Pecan sandies were my favorite cookies as a kid but ask I’ve gotten older I prefer a softer bake. That’s why these pecan softies are the perfect blend of nutty pecan flavor with the goodness of a soft baked cookie!
With hints of salt and hunks of roasted pecans, this cookie tastes like anything but keto! By making the cookie base in a food processor, you can get a rough chop which leads to a lower calorie yield per cookie, plus its easy cleanup and comes together in minutes! It calls for less butter than a traditional “sandy” but you won’t miss any of the fat as the nuts are both naturally great sources of healthy fats.
Drizzle these in your favorite low carb dark chocolate and sprinkle them with a pinch of sea salt for a delicious treat with a cup of hot coffee. Keep them in the freezer for portion control and pull them out one at a time when you need a treat!
Yields 10 servings of Pecan Softies with Sea Salt Dark Chocolate
The Preparation
- 1/2 cup almond flour
- 1 cup pecan halves
- 1 1/2 tablespoons butter, melted
- 1 teaspoon baking powder
- 1/4 cup erythritol
- 1/2 teaspoon sea salt
- 1 large egg white
- 1-ounce low-carb dark chocolate, melted for drizzle
The Execution
1. Heat oven to 350F and line a cookie sheet with parchment paper. Combine the dry ingredients in a blender or food processor and pulse until the pecans are a coarse ground.
2. Add the butter, salt, and egg white into the blender and pulse a few times to combine. The cookie dough should like wet and feel sticky but still chunky.
3. Using a spoon or small scoop, portion out 10 rounded cookie dough balls onto the parchment. Flatten the tops of the balls until you have evenly round, flat cookies.
4. Bake for 15 minutes or until the edges begin to brown.
5. Melt the chocolate by placing in a microwave safe bowl for 45 seconds.
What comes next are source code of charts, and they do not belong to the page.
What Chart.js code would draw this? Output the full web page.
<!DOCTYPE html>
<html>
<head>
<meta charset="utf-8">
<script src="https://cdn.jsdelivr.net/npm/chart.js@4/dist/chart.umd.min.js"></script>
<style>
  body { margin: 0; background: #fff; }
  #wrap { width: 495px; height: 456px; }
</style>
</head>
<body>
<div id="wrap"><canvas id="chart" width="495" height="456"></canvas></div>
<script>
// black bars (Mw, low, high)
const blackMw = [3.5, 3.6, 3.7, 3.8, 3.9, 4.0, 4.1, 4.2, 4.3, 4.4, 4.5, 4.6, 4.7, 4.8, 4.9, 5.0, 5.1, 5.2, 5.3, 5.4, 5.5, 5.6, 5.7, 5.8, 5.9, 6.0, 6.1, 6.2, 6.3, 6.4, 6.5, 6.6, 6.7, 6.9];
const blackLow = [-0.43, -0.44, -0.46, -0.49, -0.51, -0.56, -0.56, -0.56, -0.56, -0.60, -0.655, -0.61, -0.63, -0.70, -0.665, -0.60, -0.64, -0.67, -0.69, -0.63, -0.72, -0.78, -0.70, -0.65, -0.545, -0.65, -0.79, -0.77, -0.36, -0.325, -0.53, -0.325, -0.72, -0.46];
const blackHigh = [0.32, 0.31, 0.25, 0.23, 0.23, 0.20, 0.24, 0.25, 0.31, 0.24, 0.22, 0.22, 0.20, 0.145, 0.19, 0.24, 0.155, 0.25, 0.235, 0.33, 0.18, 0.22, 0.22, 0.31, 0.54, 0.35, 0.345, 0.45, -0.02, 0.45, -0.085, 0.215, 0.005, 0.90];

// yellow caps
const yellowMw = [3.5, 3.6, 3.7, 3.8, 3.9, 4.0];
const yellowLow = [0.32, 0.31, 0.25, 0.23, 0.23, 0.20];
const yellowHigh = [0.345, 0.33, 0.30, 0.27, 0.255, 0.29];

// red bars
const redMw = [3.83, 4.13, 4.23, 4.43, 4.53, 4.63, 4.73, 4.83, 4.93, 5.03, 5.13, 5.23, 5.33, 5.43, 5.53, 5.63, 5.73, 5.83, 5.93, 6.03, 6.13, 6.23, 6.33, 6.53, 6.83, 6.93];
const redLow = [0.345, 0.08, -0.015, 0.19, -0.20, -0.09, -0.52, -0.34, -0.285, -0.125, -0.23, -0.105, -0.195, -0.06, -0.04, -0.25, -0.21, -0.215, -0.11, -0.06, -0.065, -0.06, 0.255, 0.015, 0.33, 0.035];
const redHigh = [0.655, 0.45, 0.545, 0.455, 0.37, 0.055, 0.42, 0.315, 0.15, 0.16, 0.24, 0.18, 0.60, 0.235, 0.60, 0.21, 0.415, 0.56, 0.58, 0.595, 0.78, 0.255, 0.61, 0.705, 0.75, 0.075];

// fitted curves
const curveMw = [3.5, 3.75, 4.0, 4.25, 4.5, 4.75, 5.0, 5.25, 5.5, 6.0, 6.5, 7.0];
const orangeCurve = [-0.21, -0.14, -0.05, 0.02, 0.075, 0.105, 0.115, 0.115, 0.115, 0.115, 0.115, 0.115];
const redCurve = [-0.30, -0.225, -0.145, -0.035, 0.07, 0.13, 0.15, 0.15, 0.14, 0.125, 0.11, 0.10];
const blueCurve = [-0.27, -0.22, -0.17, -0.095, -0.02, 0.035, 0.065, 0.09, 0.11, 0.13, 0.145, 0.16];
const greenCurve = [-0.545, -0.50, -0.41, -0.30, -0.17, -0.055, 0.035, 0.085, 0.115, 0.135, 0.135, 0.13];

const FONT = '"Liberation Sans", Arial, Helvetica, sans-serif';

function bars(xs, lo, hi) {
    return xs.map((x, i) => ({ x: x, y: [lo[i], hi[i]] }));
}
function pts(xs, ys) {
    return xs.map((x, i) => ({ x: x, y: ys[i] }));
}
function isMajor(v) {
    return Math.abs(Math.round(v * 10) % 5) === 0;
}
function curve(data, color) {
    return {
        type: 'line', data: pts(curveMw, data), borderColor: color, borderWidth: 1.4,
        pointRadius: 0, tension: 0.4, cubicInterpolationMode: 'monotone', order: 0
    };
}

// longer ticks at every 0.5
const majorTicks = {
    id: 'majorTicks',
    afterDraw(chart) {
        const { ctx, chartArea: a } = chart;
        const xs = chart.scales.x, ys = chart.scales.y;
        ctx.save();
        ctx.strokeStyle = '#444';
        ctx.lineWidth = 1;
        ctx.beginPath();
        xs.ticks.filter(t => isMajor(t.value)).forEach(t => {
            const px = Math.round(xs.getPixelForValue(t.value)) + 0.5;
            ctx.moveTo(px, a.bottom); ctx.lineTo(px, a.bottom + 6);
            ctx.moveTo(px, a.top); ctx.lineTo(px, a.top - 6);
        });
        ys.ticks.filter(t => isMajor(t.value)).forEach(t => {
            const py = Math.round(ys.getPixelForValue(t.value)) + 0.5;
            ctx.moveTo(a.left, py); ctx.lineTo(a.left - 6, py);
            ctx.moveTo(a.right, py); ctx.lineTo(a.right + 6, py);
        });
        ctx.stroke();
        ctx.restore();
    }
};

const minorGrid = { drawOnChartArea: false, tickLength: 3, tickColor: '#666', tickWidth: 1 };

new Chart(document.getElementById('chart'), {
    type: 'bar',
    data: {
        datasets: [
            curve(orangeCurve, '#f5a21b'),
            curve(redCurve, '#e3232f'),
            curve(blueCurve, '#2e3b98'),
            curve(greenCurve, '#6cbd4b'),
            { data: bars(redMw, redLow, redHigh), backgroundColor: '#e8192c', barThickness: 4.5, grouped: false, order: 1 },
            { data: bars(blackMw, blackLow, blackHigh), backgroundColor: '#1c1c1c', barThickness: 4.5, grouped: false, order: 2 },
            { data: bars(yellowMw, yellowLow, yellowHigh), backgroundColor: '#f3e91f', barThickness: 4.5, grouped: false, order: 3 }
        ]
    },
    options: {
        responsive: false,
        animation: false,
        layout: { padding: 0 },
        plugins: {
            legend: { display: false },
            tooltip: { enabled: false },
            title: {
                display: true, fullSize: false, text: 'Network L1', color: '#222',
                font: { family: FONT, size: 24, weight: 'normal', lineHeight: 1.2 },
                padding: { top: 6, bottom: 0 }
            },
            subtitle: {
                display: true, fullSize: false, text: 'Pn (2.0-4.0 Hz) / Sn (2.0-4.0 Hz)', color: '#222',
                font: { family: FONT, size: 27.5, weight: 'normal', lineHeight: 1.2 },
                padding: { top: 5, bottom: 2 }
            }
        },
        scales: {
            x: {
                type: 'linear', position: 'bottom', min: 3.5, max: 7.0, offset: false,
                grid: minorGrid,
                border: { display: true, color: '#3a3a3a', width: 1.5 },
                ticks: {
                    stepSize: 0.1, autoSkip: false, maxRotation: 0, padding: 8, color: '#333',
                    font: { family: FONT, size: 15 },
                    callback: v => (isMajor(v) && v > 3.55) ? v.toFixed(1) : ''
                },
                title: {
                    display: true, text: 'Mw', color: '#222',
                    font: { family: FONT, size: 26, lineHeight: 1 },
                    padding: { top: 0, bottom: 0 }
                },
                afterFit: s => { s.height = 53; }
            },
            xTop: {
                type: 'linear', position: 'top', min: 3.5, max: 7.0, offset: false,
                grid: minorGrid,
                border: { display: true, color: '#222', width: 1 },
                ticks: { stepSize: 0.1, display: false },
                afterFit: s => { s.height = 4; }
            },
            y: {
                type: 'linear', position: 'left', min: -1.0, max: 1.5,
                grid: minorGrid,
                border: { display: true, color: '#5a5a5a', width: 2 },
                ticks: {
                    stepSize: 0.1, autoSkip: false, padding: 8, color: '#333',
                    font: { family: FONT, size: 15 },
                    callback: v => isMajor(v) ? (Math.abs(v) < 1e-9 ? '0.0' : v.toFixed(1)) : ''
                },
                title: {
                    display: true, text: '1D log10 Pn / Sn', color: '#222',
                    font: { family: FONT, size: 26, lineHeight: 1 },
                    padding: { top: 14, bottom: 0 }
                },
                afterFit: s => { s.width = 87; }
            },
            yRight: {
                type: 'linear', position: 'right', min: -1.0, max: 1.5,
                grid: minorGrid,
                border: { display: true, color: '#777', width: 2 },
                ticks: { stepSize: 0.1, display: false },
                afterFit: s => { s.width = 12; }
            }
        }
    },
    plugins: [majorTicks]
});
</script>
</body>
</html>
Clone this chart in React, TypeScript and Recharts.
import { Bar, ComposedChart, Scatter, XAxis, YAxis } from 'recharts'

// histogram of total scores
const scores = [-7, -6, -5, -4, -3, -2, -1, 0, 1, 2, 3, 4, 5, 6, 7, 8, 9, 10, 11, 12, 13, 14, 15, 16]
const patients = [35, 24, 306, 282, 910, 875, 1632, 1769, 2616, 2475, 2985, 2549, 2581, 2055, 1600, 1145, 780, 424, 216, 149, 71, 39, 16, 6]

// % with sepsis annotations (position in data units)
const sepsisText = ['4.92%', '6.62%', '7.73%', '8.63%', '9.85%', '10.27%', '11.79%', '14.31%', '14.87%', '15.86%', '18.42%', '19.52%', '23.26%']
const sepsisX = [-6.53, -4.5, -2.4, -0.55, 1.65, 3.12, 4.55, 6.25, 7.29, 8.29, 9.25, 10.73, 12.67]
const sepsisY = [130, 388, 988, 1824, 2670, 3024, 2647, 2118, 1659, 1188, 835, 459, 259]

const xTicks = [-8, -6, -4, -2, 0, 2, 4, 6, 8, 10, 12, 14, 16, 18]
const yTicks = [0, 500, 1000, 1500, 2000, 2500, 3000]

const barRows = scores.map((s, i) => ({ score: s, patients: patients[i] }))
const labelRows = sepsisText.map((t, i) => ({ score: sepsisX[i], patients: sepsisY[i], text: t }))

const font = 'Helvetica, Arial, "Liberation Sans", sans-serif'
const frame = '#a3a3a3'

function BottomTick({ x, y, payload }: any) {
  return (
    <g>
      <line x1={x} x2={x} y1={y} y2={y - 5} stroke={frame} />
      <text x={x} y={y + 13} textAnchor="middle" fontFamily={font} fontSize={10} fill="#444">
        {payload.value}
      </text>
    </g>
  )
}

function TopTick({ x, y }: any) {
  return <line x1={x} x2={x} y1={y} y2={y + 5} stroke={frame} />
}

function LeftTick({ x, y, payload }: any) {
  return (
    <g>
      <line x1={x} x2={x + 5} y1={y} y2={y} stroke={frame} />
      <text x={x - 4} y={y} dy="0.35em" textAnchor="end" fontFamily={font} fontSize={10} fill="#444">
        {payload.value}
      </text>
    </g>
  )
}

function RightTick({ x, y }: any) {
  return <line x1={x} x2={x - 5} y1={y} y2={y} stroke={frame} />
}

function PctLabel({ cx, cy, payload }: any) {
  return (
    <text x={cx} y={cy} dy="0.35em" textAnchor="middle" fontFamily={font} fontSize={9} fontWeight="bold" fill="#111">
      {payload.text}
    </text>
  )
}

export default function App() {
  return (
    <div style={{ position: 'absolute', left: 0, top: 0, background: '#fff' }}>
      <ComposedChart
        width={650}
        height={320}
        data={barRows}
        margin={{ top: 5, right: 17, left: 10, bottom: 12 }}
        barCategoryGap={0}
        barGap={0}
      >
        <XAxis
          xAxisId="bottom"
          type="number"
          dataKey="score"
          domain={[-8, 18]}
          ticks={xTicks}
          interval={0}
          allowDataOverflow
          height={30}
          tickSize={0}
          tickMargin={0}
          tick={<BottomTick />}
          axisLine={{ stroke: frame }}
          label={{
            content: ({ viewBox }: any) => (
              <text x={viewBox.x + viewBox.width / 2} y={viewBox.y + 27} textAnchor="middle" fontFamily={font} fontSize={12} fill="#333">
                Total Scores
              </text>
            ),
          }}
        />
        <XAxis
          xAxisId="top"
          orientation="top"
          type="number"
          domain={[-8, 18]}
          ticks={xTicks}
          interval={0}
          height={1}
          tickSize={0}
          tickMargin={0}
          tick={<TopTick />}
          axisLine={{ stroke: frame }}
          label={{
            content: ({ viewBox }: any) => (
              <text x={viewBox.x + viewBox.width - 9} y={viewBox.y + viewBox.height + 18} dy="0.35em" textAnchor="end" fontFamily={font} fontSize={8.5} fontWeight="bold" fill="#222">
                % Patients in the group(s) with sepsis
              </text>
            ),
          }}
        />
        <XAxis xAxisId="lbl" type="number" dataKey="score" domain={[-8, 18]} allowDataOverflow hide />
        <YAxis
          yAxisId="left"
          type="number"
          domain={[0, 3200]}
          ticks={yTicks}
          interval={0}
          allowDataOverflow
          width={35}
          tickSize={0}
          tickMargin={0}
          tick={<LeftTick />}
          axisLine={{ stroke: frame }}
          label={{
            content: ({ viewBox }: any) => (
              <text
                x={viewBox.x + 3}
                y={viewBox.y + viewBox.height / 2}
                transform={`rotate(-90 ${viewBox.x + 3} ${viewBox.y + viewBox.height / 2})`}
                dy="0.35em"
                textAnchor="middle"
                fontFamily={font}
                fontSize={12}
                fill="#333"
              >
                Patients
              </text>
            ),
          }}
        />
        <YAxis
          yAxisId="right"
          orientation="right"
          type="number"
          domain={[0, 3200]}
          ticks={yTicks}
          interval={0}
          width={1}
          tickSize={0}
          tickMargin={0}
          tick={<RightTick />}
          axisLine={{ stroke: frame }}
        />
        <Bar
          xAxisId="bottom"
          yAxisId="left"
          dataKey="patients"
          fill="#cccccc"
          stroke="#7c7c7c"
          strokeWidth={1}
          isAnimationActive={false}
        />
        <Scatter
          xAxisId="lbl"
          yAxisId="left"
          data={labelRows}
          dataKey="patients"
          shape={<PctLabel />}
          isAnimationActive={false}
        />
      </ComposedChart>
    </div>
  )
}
Stop it every 15-20 seconds to stir.
6. Drizzle each cookie with chocolate and sprinkle with extra sea salt.
This makes a total of 10 servings of Pecan Softies with Sea Salt Dark Chocolate. Each serving comes out to be 127.9 Calories, 12.66g Fat, 2.17g Net Carbs, and 2.69g Protein
Pecan Softies with Sea Salt Dark Chocolate | Calories | Fats(g) | Carbs(g) | Fiber(g) | Net Carbs(g) | Protein(g) |
1/2 cup almond flour | 320 | 28 | 12 | 6 | 6 | 12 |
1 cup pecan halves | 684 | 71.25 | 13.72 | 9.5 | 4.22 | 9.08 |
1 1/2 tablespoons butter | 153 | 17.28 | 0.01 | 0 | 0.01 | 0.18 |
1 teaspoon baking powder | 5 | 0.02 | 2.35 | 0.1 | 1.25 | 0.01 |
1/4 cup erythritol | 0 | 0 | 0 | 0 | 0 | 0 |
1/2 teaspoon sea salt | 0 | 0 | 0 | 0 | 0 | 0 |
1 large egg white | 17 | 0.06 | 0.24 | 0 | 0.24 | 3.6 |
1 oz low carb dark chocolate | 100 | 10 | 16 | 6 | 10 | 2 |
Total | 1279 | 126.61 | 44.32 | 21.6 | 21.72 | 26.87 |
Per Servings (/10) | 127.9 | 12.66 | 4.43 | 2.16 | 2.17 | 2.69 |
Pecan Softies with Sea Salt and Dark Chocolate
Ingredients
- ½ cup almond flour
- 1 cup pecan halves
- 1 ½ tablespoons butter melted
- 1 teaspoon baking powder
- ¼ cup erythritol
- ½ teaspoon sea salt
- 1 large egg white
- 1 ounce low-carb dark chocolate melted for drizzle
Instructions
- Heat oven to 350F and line a cookie sheet with parchment paper. Combine the dry ingredients in a blender or food processor and pulse until the pecans are a coarse ground.
- Add the butter, salt, and egg white into the blender and pulse a few times to combine. The cookie dough should like wet and feel sticky but still chunky.
- Using a spoon or small scoop, portion out 10 rounded cookie dough balls onto the parchment. Flatten the tops of the balls until you have evenly round, flat cookies.
- Bake for 15 minutes or until the edges begin to brown.
- Melt the chocolate by placing in a microwave safe bowl for 45 seconds. Stop it every 15-20 seconds to stir.
- Drizzle each cookie with chocolate and sprinkle with extra sea salt.